El comentario, sobre todo, va aquí dirigido al Gobierno nacional. El Gobierno de España. (Subrayo de España porque cada vez es más necesario aclarar a qué Gobierno nacional se refiere uno dentro de la Península Ibérica.) Pues bien, el Gobierno nacional tolera y traga. Igual que el Vasco. Aquel no le enmienda la plana a este pudiendo y debiéndolo hacer. También de él, del de España, se puede decir que el que calla, otorga. Y no señalo solo al birrioso Gobierno del PSOE actual, que pacta con el partido heredero de ETA. ¿Cómo no lo va a permitir entonces, si hasta su presidente Pedro Sánchez les da el pésame a sus socios de Gobierno en el Congreso por el suicidio de un etarra en prisión? ¿Y cómo no, si en esa repulsiva complicidad con Bildu le va su supervivencia política y permanencia en La Moncloa?
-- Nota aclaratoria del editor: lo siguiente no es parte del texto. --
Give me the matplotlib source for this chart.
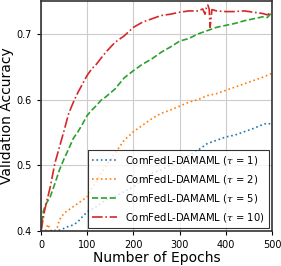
import matplotlib
matplotlib.use("Agg")
import matplotlib.pyplot as plt

# values
ep_t1 = [0, 20, 40, 60, 70, 80, 90, 100, 120, 140, 160, 180, 200, 220, 240, 260, 280, 300,
         320, 340, 360, 380, 400, 420, 440, 460, 480, 490, 500]
acc_t1 = [0.400, 0.400, 0.401, 0.407, 0.409, 0.414, 0.422, 0.429, 0.437, 0.447, 0.452, 0.460,
          0.467, 0.477, 0.488, 0.493, 0.500, 0.508, 0.515, 0.523, 0.533, 0.538, 0.543, 0.546,
          0.551, 0.556, 0.562, 0.564, 0.562]

ep_t2 = [0, 10, 15, 20, 30, 35, 40, 50, 60, 70, 80, 90, 100, 110, 120, 130, 140, 150, 160, 170,
         180, 200, 220, 240, 260, 280, 300, 320, 340, 360, 380, 400, 420, 440, 460, 480, 500]
acc_t2 = [0.400, 0.400, 0.410, 0.401, 0.400, 0.405, 0.417, 0.427, 0.432, 0.437, 0.442, 0.447,
          0.452, 0.465, 0.475, 0.488, 0.498, 0.508, 0.518, 0.528, 0.538, 0.551, 0.561, 0.571,
          0.579, 0.584, 0.590, 0.596, 0.600, 0.606, 0.609, 0.614, 0.619, 0.624, 0.629, 0.634,
          0.640]

ep_t5 = [0, 5, 10, 20, 30, 40, 50, 60, 70, 80, 90, 100, 110, 120, 130, 140, 160, 180, 200, 220,
         240, 260, 280, 300, 320, 340, 360, 380, 400, 420, 440, 460, 480, 490, 500]
acc_t5 = [0.400, 0.430, 0.440, 0.452, 0.472, 0.493, 0.510, 0.525, 0.541, 0.551, 0.563, 0.576,
          0.584, 0.591, 0.599, 0.604, 0.616, 0.633, 0.644, 0.654, 0.662, 0.672, 0.680, 0.689,
          0.693, 0.700, 0.705, 0.710, 0.713, 0.716, 0.720, 0.723, 0.726, 0.725, 0.733]

ep_t10 = [0, 8, 20, 30, 40, 50, 60, 70, 80, 90, 100, 110, 120, 140, 160, 180, 200, 220, 240,
          260, 280, 300, 320, 340, 350, 355, 358, 361, 364, 366, 370, 380, 400, 420, 440, 460,
          480, 490, 500]
acc_t10 = [0.400, 0.432, 0.467, 0.503, 0.528, 0.553, 0.579, 0.596, 0.611, 0.624, 0.637, 0.647,
           0.654, 0.672, 0.687, 0.697, 0.710, 0.718, 0.723, 0.728, 0.730, 0.733, 0.735, 0.735,
           0.738, 0.730, 0.740, 0.744, 0.738, 0.710, 0.737, 0.735, 0.734, 0.734, 0.735, 0.733,
           0.731, 0.729, 0.734]

labels = [r"ComFedL-DAMAML ($\tau$ = 1)", r"ComFedL-DAMAML ($\tau$ = 2)",
          r"ComFedL-DAMAML ($\tau$ = 5)", r"ComFedL-DAMAML ($\tau$ = 10)"]

plt.rcParams["mathtext.fontset"] = "dejavuserif"
fig = plt.figure(figsize=(2.81, 2.66), dpi=100)
ax = fig.add_axes([0.146, 0.132, 0.822, 0.864])

ax.plot(ep_t1, acc_t1, ':', c='tab:blue', lw=1.2, label=labels[0])
ax.plot(ep_t2, acc_t2, ':', c='tab:orange', lw=1.2, label=labels[1])
ax.plot(ep_t5, acc_t5, '--', c='tab:green', lw=1.2, label=labels[2])
ax.plot(ep_t10, acc_t10, '-.', c='tab:red', lw=1.2, label=labels[3])

ax.set_xlim(0, 500)
ax.set_ylim(0.4, 0.75)
ax.set_xticks([0, 100, 200, 300, 400, 500])
ax.set_yticks([0.4, 0.5, 0.6, 0.7])
ax.tick_params(labelsize=7, length=3)
ax.grid(color='#cccccc', lw=0.8)
for s in ax.spines.values():
    s.set_color('#333333')
    s.set_linewidth(1.2)

ax.set_xlabel("Number of Epochs", fontsize=10, labelpad=1)
ax.set_ylabel("Validation Accuracy", fontsize=10, labelpad=2)

leg = ax.legend(loc='lower right', fontsize=7.2, fancybox=False, edgecolor='black',
                framealpha=0.8, handlelength=2.5, labelspacing=0.6, borderaxespad=0.3)
leg.get_frame().set_linewidth(0.8)

fig.savefig("out.png", dpi=100)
Más bien, aludo a otros Gobiernos anteriores, mayormente del Partido Popular, del PSOE de Felipe González, y hasta de la UCD. Unos y otros no fueron capaces de defender la nación ni el Estado suficientemente. Unos y otros convivieron bien, demasiado bien, con esa hemorragia interna llamada nacionalismo. Y este es el punto clave de este escrito. Poner de relieve que las actitudes de los políticos y los partidos, con frecuencia, no son sino el reflejo de la sensibilidad común de sus gobernados.

¿Será que el día en que los españoles nos curemos de la herida de los separatismos periféricos, habremos dejado ya de ser españoles? ¿Se habrá desmembrado entonces la nación, como algunos quieren, y España no será ya España sino su caricatura: Exespaña? Si una tercera república llegara a ocurrir, que es la vía previsible para que ese desmembramiento se produjera, nos saldrá cara la aventura a todos. Como salió muy cara la delirante primera, con el cantonalismo centrifugante. Y más cara aún la segunda, que escindió psicóticamente, pudiéramos metaforizarlo así, a ambas Españas y provocó la guerra civil. No sé que barruntos tengo de que, si no remite esta trayectoria que llevamos en este último par de décadas, nos acercamos a un nuevo desastre. Ignoramos de qué proporciones. Pero que habrá muchos desperfectos después que lamentar, cuando las aguas tornen a su cauce y se reconstruya el estado anterior al contradiós consumado, eso es cosa prácticamente segura. Post festum, pestum, sentenciaban los latinos. Tras la fiesta, la peste, en el sentido de la inmundicia y la resaca.

Y aquí me interrumpo aposta, para no excederme de un límite razonable de texto. Y porque siento que he incurrido ya en el plano del análisis político al uso, cuando sucede que esta colaboración debía sujetarse al rango de lo vivencial, de acuerdo con lo convenido con el editor de la web.

Únicamente me resta aportar una posdata. El País Vasco cuenta hoy aproximadamente con un 12,6 % de su población de origen extranjero. Y la cifra aumenta. Chinos, árabes, negros, mestizos amerindios, mulatos, hindús, gentes de los países del Este, y europeos y norteamericanos de toda laya, se dan cita a diario en cualquier trayecto del metro de Bilbao, o por las calles de su Gran Vía o en Vitoria o San Sebastián. ¡Un paisaje humano que habría hecho las… delicias de Sabido Arana, redomado racista y nacionalista cateto y ultramontano! ¡Y, de mientras, 853 víctimas de ETA yacen en los cementerios en pro de la construcción de la nueva Euskal Herria independiente!

Estamos como queremos. Como conjunto de comunidad nacional, aunque no a título individual persona a persona, reitero: estamos como queremos.